Думая, как бы лучше описать такое движение, можно найти еще один странный, опять же непредставимый процесс или образ — движение жидкости сквозь самое себя. Безо всякого трения, без сопротивления, без малейших помех происходит это относительное движение. При этом вся жидкость может стоять на месте, быть неподвижной. Или, как видно во время опытов, участвовать во вращении, бить струей из сосуда, протекать сквозь щель. Мы видим, что так ведет себя вся жидкость целиком. Но на самом деле это неверно. На самом деле в ней все время происходят эти два одновременных и различных движения. И из ряда процессов, которые можно наблюдать в экспериментах и измерять приборами, мы убеждаемся, что такое парадоксальное явление и вправду существует. Больше того, только лишь оно одно может объяснить все те странные результаты, которые наблюдались при опытах и так изумили, озадачили экспериментаторов, того же Капицу.

Итак, сверхтекучая компонента — или же сверхтекучая масса — соответствует движению жидкости без трения, без какого-либо сопротивления. Нормальная же — нормальному течению с вполне ощутимой, измеряемой вязкостью. А вязкость возникает тогда, когда в гелии появляются квазичастицы.

Иными словами, сверхтекучая компонента — это гелий без квазичастиц, а нормальная — как раз совокупность фононов и ротонов.

А сейчас пройдемся по интервалу температур от абсолютного нуля до λ-точки, в которой гелий превращается из квантовой жидкости в обыкновенную. Мы ведь знаем, что в отличие от обыкновенных частиц число квазичастиц не постоянно, а меняется в зависимости от температуры. Посмотрим, как оно будет меняться и как это отразится на поведении гелия.

При нуле градусов квазичастиц нет вовсе, значит, гелий весь — одна лишь сверхтекучая масса. По мере нагревания начинают появляться элементарные возбуждения — возникают квазичастицы, сперва фононы, а потом и ротоны. То есть нормальная компонента — это совокупность движущихся в жидкости фононов и ротонов.

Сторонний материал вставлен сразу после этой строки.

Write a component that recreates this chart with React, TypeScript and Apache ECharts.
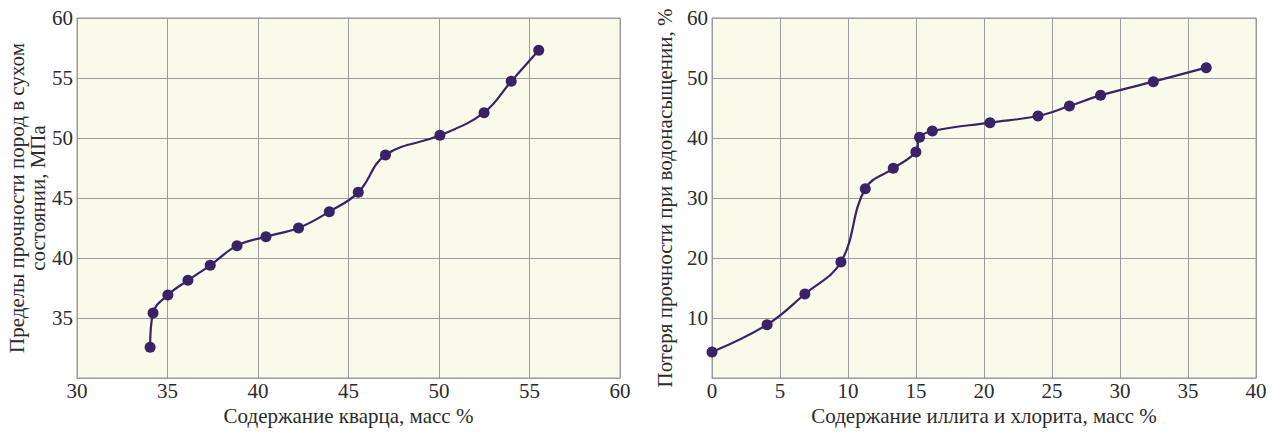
import React, { useEffect, useRef } from "react";
import * as echarts from "echarts";

const quartzX = [34.04, 34.2, 35.02, 36.13, 37.36, 38.84, 40.44, 42.24, 43.94, 45.54, 47.04, 50.05, 52.49, 53.99, 55.51];
const strengthDry = [32.56, 35.42, 36.92, 38.14, 39.39, 41.03, 41.78, 42.5, 43.86, 45.47, 48.58, 50.22, 52.11, 54.72, 57.31];

const clayX = [0, 4.05, 6.83, 9.48, 11.27, 13.33, 14.99, 15.26, 16.2, 20.44, 23.97, 26.28, 28.57, 32.45, 36.34];
const strengthLoss = [4.33, 8.89, 14.0, 19.33, 31.56, 34.94, 37.67, 40.11, 41.17, 42.56, 43.67, 45.33, 47.11, 49.39, 51.72];

const leftXName = "Содержание кварца, масс %";
const leftYName = "Пределы прочности пород в сухом\nсостоянии, МПа";
const rightXName = "Содержание иллита и хлорита, масс %";
const rightYName = "Потеря прочности при водонасыщении, %";

const FONT = "Liberation Serif";
const TXT = "#2b2b2b";
const GRIDC = "#9c9c9c";
const LINEC = "#3a2268";

export default function App() {
  const ref = useRef<HTMLDivElement>(null);
  useEffect(() => {
    if (!ref.current) return;
    const chart = echarts.init(ref.current, undefined, { renderer: "svg" });
    const xLabel = { color: TXT, fontFamily: FONT, fontSize: 21, margin: 2 };
    const yLabel = { color: TXT, fontFamily: FONT, fontSize: 21, margin: 4, showMinLabel: false };
    const nameStyle = { color: TXT, fontFamily: FONT, fontSize: 21, lineHeight: 21, width: 600, overflow: "none" };
    const splitLine = { show: true, lineStyle: { color: GRIDC, width: 1 } };
    const axisLine = { show: true, lineStyle: { color: GRIDC, width: 1 } };
    const gridBase = { show: true, backgroundColor: "#fafaea", borderColor: GRIDC, borderWidth: 1, containLabel: false };
    chart.setOption({
      animation: false,
      backgroundColor: "#ffffff",
      textStyle: { fontFamily: FONT },
      grid: [
        { ...gridBase, left: 77, right: 655, top: 18, bottom: 54 },
        { ...gridBase, left: 712, right: 19, top: 18, bottom: 54 },
      ],
      xAxis: [
        {
          type: "value", gridIndex: 0, min: 30, max: 60, interval: 5,
          name: leftXName, nameLocation: "middle", nameGap: 25, nameTextStyle: nameStyle,
          axisLabel: xLabel, splitLine, axisLine, axisTick: { show: false },
        },
        {
          type: "value", gridIndex: 1, min: 0, max: 40, interval: 5,
          name: rightXName, nameLocation: "middle", nameGap: 25, nameTextStyle: nameStyle,
          axisLabel: xLabel, splitLine, axisLine, axisTick: { show: false },
        },
      ],
      yAxis: [
        {
          type: "value", gridIndex: 0, min: 30, max: 60, interval: 5,
          name: leftYName, nameLocation: "middle", nameGap: 26, nameTextStyle: nameStyle,
          axisLabel: yLabel, splitLine, axisLine, axisTick: { show: false },
        },
        {
          type: "value", gridIndex: 1, min: 0, max: 60, interval: 10,
          name: rightYName, nameLocation: "middle", nameGap: 37, nameTextStyle: nameStyle,
          axisLabel: yLabel, splitLine, axisLine, axisTick: { show: false },
        },
      ],
      series: [
        {
          type: "line", xAxisIndex: 0, yAxisIndex: 0, smooth: 0.4,
          data: quartzX.map((x, i) => [x, strengthDry[i]]),
          symbol: "circle", symbolSize: 11,
          lineStyle: { color: LINEC, width: 2.2 }, itemStyle: { color: LINEC },
        },
        {
          type: "line", xAxisIndex: 1, yAxisIndex: 1, smooth: 0.4,
          data: clayX.map((x, i) => [x, strengthLoss[i]]),
          symbol: "circle", symbolSize: 11,
          lineStyle: { color: LINEC, width: 2.2 }, itemStyle: { color: LINEC },
        },
      ],
    });
    return () => chart.dispose();
  }, []);
  return <div ref={ref} style={{ width: 1275, height: 432, position: "absolute", left: 0, top: 0 }} />;
}
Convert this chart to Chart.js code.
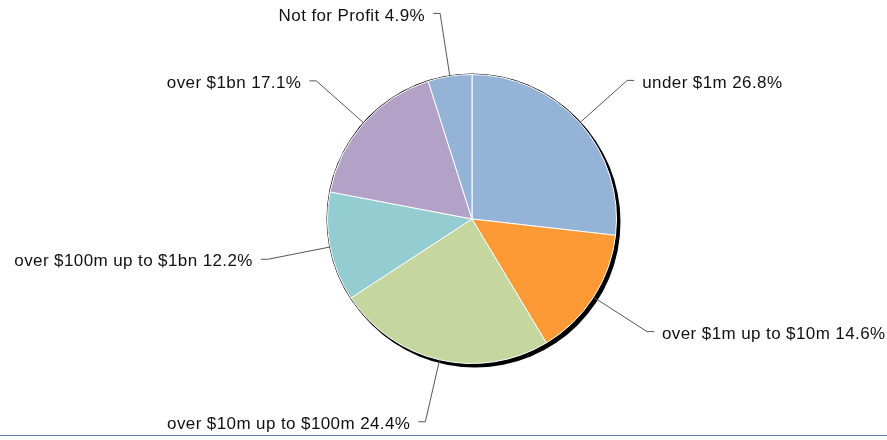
<!DOCTYPE html>
<html>
<head>
<meta charset="utf-8">
<script src="https://cdn.jsdelivr.net/npm/chart.js@4/dist/chart.umd.min.js"></script>
<style>
  html, body { margin: 0; padding: 0; background: #fff; }
  #wrap { position: relative; width: 887px; height: 440px; }
</style>
</head>
<body>
<div id="wrap"><canvas id="graficoPizza"></canvas></div>
<script>
// dados do gráfico
const categorias = [
  'under $1m',
  'over $1m up to $10m',
  'over $10m up to $100m',
  'over $100m up to $1bn',
  'over $1bn',
  'Not for Profit'
];
const percentuais = [26.8, 14.6, 24.4, 12.2, 17.1, 4.9];
const cores = ['#95b3d7', '#fd9a35', '#c5d79f', '#93cdd2', '#b3a2c7', '#95b3d7'];

// sombra preta atrás da pizza
const sombra = {
  id: 'sombra',
  beforeDatasetsDraw(chart) {
    const arc = chart.getDatasetMeta(0).data[0];
    if (!arc) return;
    const { x, y, outerRadius } = arc;
    const c = chart.ctx;
    c.save();
    c.fillStyle = '#000';
    c.beginPath();
    c.arc(x + 3, y + 3, outerRadius + 1, 0, Math.PI * 2);
    c.fill();
    c.beginPath();
    c.arc(x, y, outerRadius + 1, 0, Math.PI * 2);
    c.fill();
    c.restore();
  }
};

// rótulos com linha de chamada
const rotulos = {
  id: 'rotulos',
  afterDatasetsDraw(chart) {
    const c = chart.ctx;
    const arcs = chart.getDatasetMeta(0).data;
    c.save();
    c.font = '17px "Liberation Sans", Arial, sans-serif';
    if ('letterSpacing' in c) c.letterSpacing = '0.4px';
    c.textBaseline = 'middle';
    c.fillStyle = '#111';
    c.strokeStyle = '#555';
    c.lineWidth = 1;
    arcs.forEach((arc, i) => {
      const { x, y, outerRadius, startAngle, endAngle } = arc;
      const mid = (startAngle + endAngle) / 2;
      const cos = Math.cos(mid), sin = Math.sin(mid);
      const x0 = x + outerRadius * cos, y0 = y + outerRadius * sin;
      const re = outerRadius * 1.44;
      const x1 = x + re * cos, y1 = y + re * sin;
      const dir = cos >= 0 ? 1 : -1;
      const x2 = x1 + dir * 7;
      c.beginPath();
      c.moveTo(x0, y0);
      c.lineTo(x1, y1);
      c.lineTo(x2, y1);
      c.stroke();
      const txt = categorias[i] + ' ' + percentuais[i].toFixed(1) + '%';
      c.textAlign = dir > 0 ? 'left' : 'right';
      c.fillText(txt, x2 + dir * 8, y1 + 2.5);
    });
    // linha azul no rodapé
    c.strokeStyle = '#4f81bd';
    c.beginPath();
    c.moveTo(0, 435.5);
    c.lineTo(887, 435.5);
    c.stroke();
    c.restore();
  }
};

const ctx = document.getElementById('graficoPizza');
new Chart(ctx, {
  type: 'pie',
  data: {
    labels: categorias,
    datasets: [{
      data: percentuais,
      backgroundColor: cores,
      borderColor: '#fff',
      borderWidth: 1
    }]
  },
  options: {
    responsive: true,
    maintainAspectRatio: false,
    animation: false,
    layout: { padding: { left: 57, right: 0, top: 74, bottom: 76 } },
    plugins: {
      legend: { display: false },
      tooltip: { enabled: false }
    }
  },
  plugins: [sombra, rotulos]
});
</script>
</body>
</html>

Хотя — об этом надо помнить все время — никакого действительного разделения жидкости на компоненты нет, каждое из обоих состояний относится ко всей жидкости в целом, одновременно присутствует в ней, для теоретического описания удобнее говорить о двух массах или о двух плотностях ее — нормальной и сверхтекучей.

Тогда можно сказать, что при нуле градусов отношение массы (или плотности) нормальной компоненты ко всей массе равно нулю, а в  l-точке оно равно единице.

Одна и та же жидкость, однородная во всех частях — и такая странная, невиданная «перекачка» массы из одной компоненты в другую!

Вот как писал об этом Ландау в первой своей работе:

«Важнейшим параметром, определяющим свойства гелия при каждой данной температуре, является отношение между массами сверхтекучей и нормальной частей жидкости. Введем плотность ρn нормальной жидкости и плотность ρs сверхтекучей; сумма ρs+ρn=ρ есть полная истинная плотность жидкости. (Напомним, что плотность в физике обычно обозначается греческой буквой «ро» — ρ.А. Л.)

При абсолютном нуле отношение ρn/ρ равно нулю. По мере повышения температуры оно растет, пока не сделается равным единице, после чего, конечно, будет оставаться постоянным. Температура, при которой ρn/ρ обратится в единицу, и представляет собой точку перехода гелия II в гелий I. Таким образом, фазовый переход в жидком гелии связан с исчезновением сверхтекучей части жидкости. Это исчезновение происходит постепенно, т. е. ρn/ρ обращается в единицу непрерывным образом, без скачка. Поэтому переход является фазовым переходом второго рода, т. е.  λ-точкой (не сопровождается выделением или поглощением скрытой теплоты). Наличие же скачка теплоемкости является, как известно, непосредственным термодинамическим следствием фазового перехода второго рода».

До чего же приятно читать доподлинные слова автора такого открытия и теперь уже понимать их содержание. Потому что сказаны они на языке, переставшем быть совсем чужим, незнакомым.